9
votes

I have a python script using the boto library on ec2 instance which is part of an autoscaling group. The script processes messages from a SQS queue:

import boto
from boto.sqs.message import Message

conn = boto.connect_sqs()
q = conn.create_queue('queue-name')

while (qin.count() > 0):
    m = q.get_messages()
    #do something with the message

Does using the while statement make sense? Does count() update in real time as:

  1. other instances take messages off the queue (or am I going to double up)
  2. new messages are added to the queue (or will I miss them?)

How do I make this script constantly listen for new additions to the queue, even while the queue is empty?

In this question Processing items in SQS queue with a php script it was mentioned that 'sqs ruby client library has a method "poll" which continuously polls the queue and on receiving a message in the queue passes it on to a block'. Is there an equivalent in Python?

It has also been suggested that the SNS could be used to notify the scripts of the message queue status but I do not see how you could configure a responsive system with SNS as the metric alarms are not fine grained enough.

3
you know which ruby library? I would like to take a look at itHassek
nop sorry, I only saw it in the question linked above.waigani
Checkout SNS - it's better to push then to pull. and they work really well together docs.aws.amazon.com/sns/latest/dg/SendMessageToSQS.htmlGal Bracha

3 Answers

7
votes

You shouldn't rely on the count for a queue as it's only meant to provide an approximate count and is not guaranteed to be accurate.
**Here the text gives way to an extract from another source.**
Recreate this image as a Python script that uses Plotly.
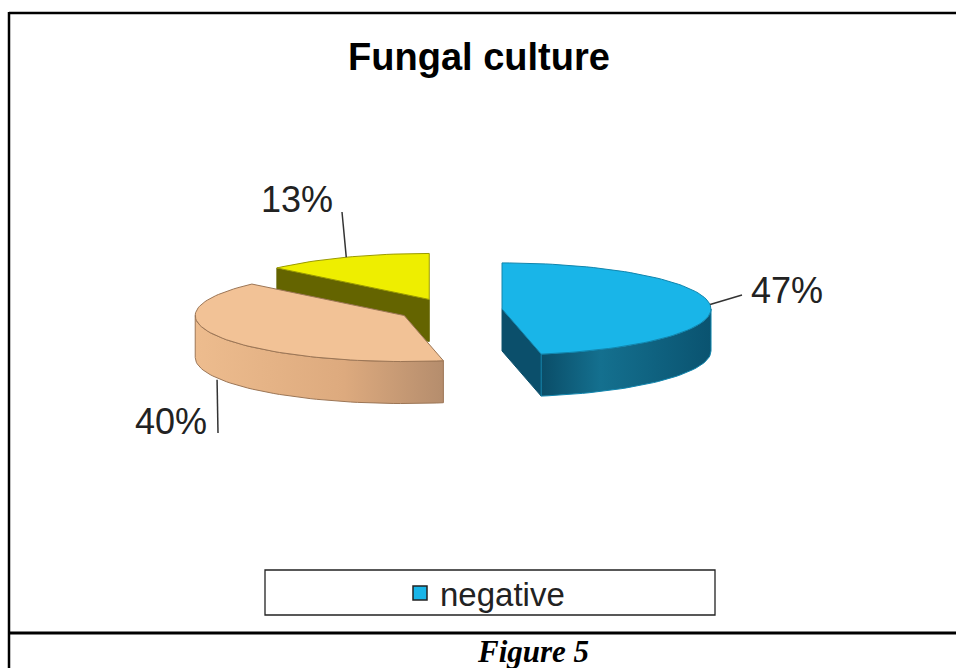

If you want to just keep polling forever, just do this:

while 1:
    messages = q.get_messages()
    # do something with messages
    time.sleep(N)

I have added the call to time.sleep to introduce a delay in the loop. The value of N should be at least one second and could be considerably more, depending on how quickly you expect new messages to appear in your queue. If you don't put some sort of delay in the loop you will probably start getting throttled by the service.

To avoid a message getting read multiple times, you should try to adjust the visibility timeout of the queue to be a value greater than the time it takes you to process a message and then make sure you delete the message when processing has completed.

5
votes

Example:

# wait_time_seconds count only 1 request in x seconds (0 - 20)
# num_messages get x messages in same request (1 - 10)
while 1:
    logger.info("... waiting messages ...")
    messages = queue_in.get_messages(wait_time_seconds=20, num_messages=10)
    for message in messages:
        logger.info('message: %s' % (message,))
        queue_in.delete_message(message)
3
votes
  1. When you pull a message from SQS, the message becomes invisible and unreachable by other queue queries (edit - invisibility can be set between 0 and 12 hrs).
  2. You will have to get the queue again each time new messages are added, but this should not be a problem - that's why the queuing service exists in the first place.

If you want to constantly poll the queue, try what's called Long Polling - you can have a continuous poll for up to 20 seconds that returns when the queue is populated.

Hope that's helpful, otherwise poke around the boto sqs documentation.